Hopefully, I can catch some of the Mid Atlantic outbackers out sometime this year and hopefully make it to the rally again next year.

Josh


----------



## CamperAndy (Aug 26, 2004)

There is a 3 amp dc fuse and a 5 amp ac fuse outside. Lower left corner when you take the outside cover off you will see a small Black box you will need to open to check the fuses.

I would say the 3 amp fuse is okay because it still works on gas. So it looks like you may have a blown 5 amp fuse. I would also check the GFI outlet in the bathroom. The fridge is on a regular out let and I think all the regular outlets go through the GFI, the Microwave is wired directly to the breaker panel.


----------



## 1stTimeAround (Sep 22, 2004)

Thanks Andy!! I don't know how you know all the electrical stuff, but I'm sure glad you do!!!

Jason


----------



## begood (Jun 9, 2004)

i'm not sure if it's a good idea, but i would disconnect the battery so if you still get light in the fridge you have 120v on!


----------



## missouricamper (Jun 28, 2004)

We have always had to "start" our frig on propane.

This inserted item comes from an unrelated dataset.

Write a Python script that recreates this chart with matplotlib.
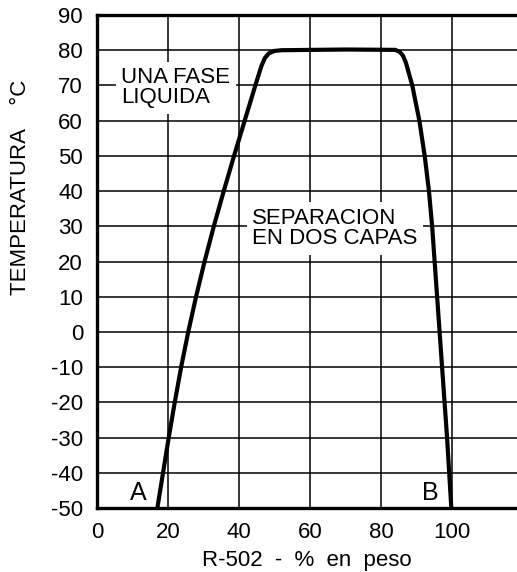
import matplotlib.pyplot as plt

plt.rcParams['font.family'] = ['Liberation Sans', 'DejaVu Sans']

# R-502 % en peso vs temperatura (curva de miscibilidad)
curve_x = [17.0, 18.6, 20.2, 21.9, 23.7, 25.7, 27.9, 30.3, 32.9, 35.7, 38.6,
           41.6, 44.6, 46.3, 47.3, 48.4, 50.0, 52.0, 70.0, 84.0, 85.3,
           86.2, 87.0, 88.8, 90.8, 92.3, 93.5, 94.4, 95.1, 95.8, 96.5,
           97.2, 97.9, 98.6, 99.2, 99.8]
curve_t = [-50, -40, -30, -20, -10, 0, 10, 20, 30, 40, 50,
           60, 70, 75.5, 77.8, 79.1, 79.8, 80.0, 80.2, 80.1, 79.5,
           78.4, 76.5, 70, 60, 50, 40, 30, 20, 10, 0,
           -10, -20, -30, -40, -50]

x_ticks = [0, 20, 40, 60, 80, 100]
y_ticks = list(range(-50, 91, 10))

fig = plt.figure(figsize=(5.17, 5.72), dpi=100)
ax = fig.add_axes([97/517, 64/572, 1 - 97/517, 493/572])

ax.plot(curve_x, curve_t, color="black", lw=3.0, solid_joinstyle="round",
        solid_capstyle="butt", zorder=3)

ax.set_xlim(0, 118.3)
ax.set_ylim(-50, 90)
ax.set_xticks(x_ticks)
ax.set_yticks(y_ticks)
ax.set_yticklabels([str(v) for v in y_ticks])
ax.tick_params(length=0, labelsize=16, pad=10)
ax.grid(True, color="black", lw=1.1)
ax.set_axisbelow(True)

for s in ["left", "bottom", "top"]:
    ax.spines[s].set_linewidth(2.4)
ax.spines["right"].set_visible(False)

ax.set_xlabel("R-502  -  %  en  peso", fontsize=16, labelpad=5)
ax.set_ylabel("TEMPERATURA    °C", fontsize=16)
ax.yaxis.set_label_coords(-0.158, 0.651)

box = dict(facecolor="white", edgecolor="none", pad=4)
ax.text(6.8, 69.3, "UNA FASE\nLIQUIDA", fontsize=16, ha="left", va="center",
        linespacing=0.95, bbox=box, zorder=4)
ax.text(43.7, 29.4, "SEPARACION\nEN DOS CAPAS", fontsize=16, ha="left",
        va="center", linespacing=0.95, bbox=box, zorder=4)
ax.text(11.5, -45.6, "A", fontsize=18, ha="center", va="center")
ax.text(93.8, -45.6, "B", fontsize=18, ha="center", va="center")

fig.savefig("out.png", dpi=100)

It always runs fine on electricity once it is cold, but it seems to take forever to start cooling. Now I wonder if there is a problem....

On a similar note, we downloaded the dometic service manual:

http://gasrefrigeration.net/dom_techdata/26121_2852SM.PDF

and it gave instructions for cleaning the burner periodically. DH did this and a bunch of gunk came out. Only took him a few minutes - might be worth you time.


----------